Krishnamurti failed because he could not touch the human heart; he could only reach the human head. The heart needs some different approaches. This is where I have differed with him all my life: unless the human heart is reached, you can go on repeating parrot-like, beautiful words—they don't mean anything. Whatever Krishnamurti was saying is true, but he could not manage to relate it to your heart. In other words, what I am saying is that J. Krishnamurti was a great philosopher but he could not become a master. He could not help people, prepare people for a new life, a new orientation.

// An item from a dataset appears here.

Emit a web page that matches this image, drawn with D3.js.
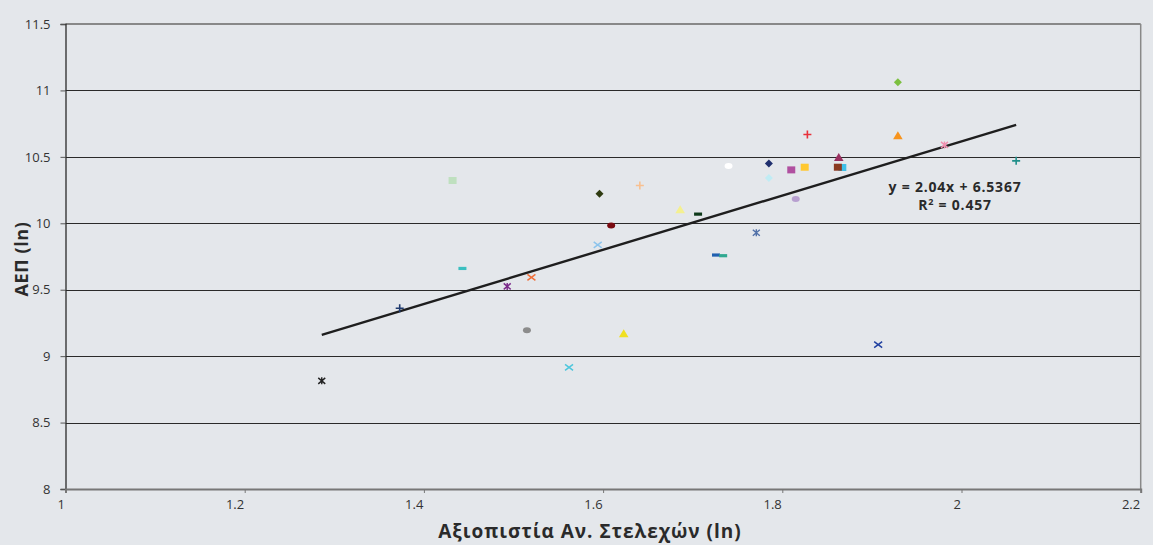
<!DOCTYPE html>
<html><head><meta charset="utf-8">
<script src="https://cdn.jsdelivr.net/npm/d3@7"></script>
<style>
html,body{margin:0;padding:0;background:#e4e7eb;}
svg{display:block;}
text{font-family:"Open Sans","Noto Sans",sans-serif;}
</style></head>
<body>
<svg id="chart" width="1153" height="545"></svg>
<script>
// ---- data ----
const xVals = [1.286,1.373,1.443,1.493,1.520,1.515,1.594,1.562,1.623,1.432,1.596,1.641,1.686,1.706,1.609,1.929,1.828,1.929,1.981,1.740,1.785,1.785,1.810,1.825,1.863,1.867,1.862,1.815,1.771,1.726,1.734,1.907,2.061];
const yVals = [8.814,9.361,9.660,9.525,9.593,9.194,9.838,8.916,9.169,10.322,10.222,10.284,10.102,10.069,9.983,11.061,10.668,10.658,10.590,10.432,10.450,10.340,10.402,10.422,10.495,10.420,10.422,10.182,9.929,9.761,9.756,9.086,10.470];
const shapes = ["star","plus","dash","star","x","circle","x","x","triangle","square","diamond","plus","triangle","dash","circle","diamond","plus","triangle","star","circle","diamond","diamond","square","square","triangle","square","square","circle","star","dash","dash","x","plus"];
const colors = ["#222222","#1f3a6e","#3bbfc0","#7b2a8a","#f0703a","#8c8c8c","#8cc4ec","#4ec6dc","#f0e020","#bfe0bf","#2e3a10","#f8c090","#f4f090","#0e3a1a","#7a0a10","#7cc040","#e8303a","#f7941d","#f090b0","#ffffff","#1f2f6e","#c0ecf4","#b050a0","#ffc830","#9a3060","#40c0e8","#8a3a20","#b8a0d0","#5070a8","#2060b0","#30a890","#2040a0","#20908a"];
const xTicks = [1,1.2,1.4,1.6,1.8,2,2.2];
const yTicks = [8,8.5,9,9.5,10,10.5,11,11.5];
const slope = 2.04, intercept = 6.5367, r2 = 0.457;
const xTitle = "Αξιοπιστία Αν. Στελεχών (ln)";
const yTitle = "ΑΕΠ (ln)";

// ---- layout ----
const svg = d3.select("#chart");
const L = 65.5, R = 1140.7, T = 24, B = 489;
const x = d3.scaleLinear().domain([1,2.2]).range([L,R]);
const y = d3.scaleLinear().domain([8,11.5]).range([B,T]);

// gridlines
svg.append("g").selectAll("line").data(yTicks.filter(v=>v>8 && v<11.5)).join("line")
  .attr("x1",L).attr("x2",R).attr("y1",d=>Math.round(y(d))+0.5).attr("y2",d=>Math.round(y(d))+0.5)
  .attr("stroke","#2a2a2a").attr("stroke-width",1.2);
// top and right border
svg.append("line").attr("x1",L).attr("x2",R).attr("y1",T).attr("y2",T).attr("stroke","#888").attr("stroke-width",2);
svg.append("line").attr("x1",R).attr("x2",R).attr("y1",T).attr("y2",B).attr("stroke","#888").attr("stroke-width",1.5);

// axes
const fmt = d3.format("~g");
const yAxis = svg.append("g").attr("transform",`translate(${L},0)`)
  .call(d3.axisLeft(y).tickValues(yTicks).tickFormat(fmt).tickSize(5).tickPadding(10));
yAxis.select(".domain").attr("stroke","#2a2a2a").attr("stroke-width",1.3);
yAxis.selectAll(".tick line").attr("stroke","#555");
yAxis.selectAll("text").attr("font-size",13).attr("fill","#333").attr("font-family","'Open Sans',sans-serif");

const xAxis = svg.append("g").attr("transform",`translate(0,${B})`)
  .call(d3.axisBottom(x).tickValues(xTicks).tickFormat(fmt).tickSize(4).tickPadding(7));
xAxis.select(".domain").attr("stroke","#777").attr("stroke-width",2);
xAxis.selectAll(".tick line").attr("stroke","#777");
xAxis.selectAll("text").attr("font-size",13).attr("fill","#333").attr("font-family","'Open Sans',sans-serif")
  .attr("text-anchor","end").attr("x",-1);

// trend line
const xmin = d3.min(xVals), xmax = d3.max(xVals);
svg.append("line")
  .attr("x1",x(xmin)).attr("y1",y(slope*xmin+intercept))
  .attr("x2",x(xmax)).attr("y2",y(slope*xmax+intercept))
  .attr("stroke","#1e1e1e").attr("stroke-width",2.4);

// markers
function markerPath(s){
  switch(s){
    case "square": return "M-4,-3.5H4V3.5H-4Z";
    case "triangle": return "M0,-4.5L4.8,3.5H-4.8Z";
    case "diamond": return "M0,-4L4,0L0,4L-4,0Z";
    case "circle": return "M-4,0A4,3 0 1,0 4,0A4,3 0 1,0 -4,0Z";
    case "dash": return "M-4,-1.6H4V1.6H-4Z";
    default: return null;
  }
}
const g = svg.append("g");
xVals.forEach((xv,i)=>{
  const s = shapes[i], c = colors[i];
  const mg = g.append("g").attr("transform",`translate(${x(xv)},${y(yVals[i])})`);
  const p = markerPath(s);
  if(p){ mg.append("path").attr("d",p).attr("fill",c); }
  else if(s==="plus"){
    mg.append("path").attr("d","M-4,0H4M0,-4V4").attr("stroke",c).attr("stroke-width",1.6).attr("fill","none");
  } else if(s==="x"){
    mg.append("path").attr("d","M-4,-3L4,3M-4,3L4,-3").attr("stroke",c).attr("stroke-width",1.5).attr("fill","none");
  } else if(s==="star"){
    mg.append("path").attr("d","M-3.5,-3L3.5,3M-3.5,3L3.5,-3M0,-3.5V3.5").attr("stroke",c).attr("stroke-width",1.4).attr("fill","none");
  }
});

// equation label
const eq = svg.append("text").attr("x",955).attr("y",192).attr("text-anchor","middle")
  .attr("font-size",14).attr("letter-spacing",0.8).attr("font-weight","bold").attr("fill","#2a2a2a");
eq.text(`y = ${slope}x + ${intercept}`);
const r = svg.append("text").attr("x",955).attr("y",210).attr("text-anchor","middle")
  .attr("font-size",14).attr("letter-spacing",0.8).attr("font-weight","bold").attr("fill","#2a2a2a");
r.append("tspan").text("R");
r.append("tspan").text("2").attr("font-size",9).attr("dy",-5);
r.append("tspan").text(` = ${r2}`).attr("dy",5);

// axis titles
svg.append("text").attr("x",590).attr("y",538).attr("text-anchor","middle")
  .attr("font-size",19).attr("letter-spacing",1).attr("font-weight","bold").attr("fill","#2a2a2a").text(xTitle);
svg.append("text").attr("transform","translate(28,259) rotate(-90)").attr("text-anchor","middle")
  .attr("font-size",18).attr("letter-spacing",0.6).attr("font-weight","bold").attr("fill","#2a2a2a").text(yTitle);
</script>
</body></html>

But still, I love him, because amongst the philosophers he comes the closest to the mystic way of life. He himself avoided the mystic way, bypassed it, and that is the reason for his failure. But he is the only one amongst the modern contemporary thinkers who comes very close, almost on the boundary line of mysticism, and stops there. Perhaps he's afraid that if he talks about mysticism people will start falling into old patterns, old traditions, old philosophies of mysticism. That fear prevents him from entering. But that fear also prevents other people from entering into the mysteries of life….

I have met thousands of Krishnamurti people—because anybody who has been interested in Krishnamurti sooner or later is bound to find his way towards me, because where Krishnamurti leaves them, I can take their hand and lead them into the innermost shrine of truth. You can say my connection with Krishnamurti is that Krishnamurti has prepared the ground for me. He has prepared people intellectually for me; now it is my work to take those people deeper than intellect, to the heart; and deeper than the heart, to the being.

Our work is one. Krishnamurti is dead, but his work will not be dead until I am dead. His work will continue.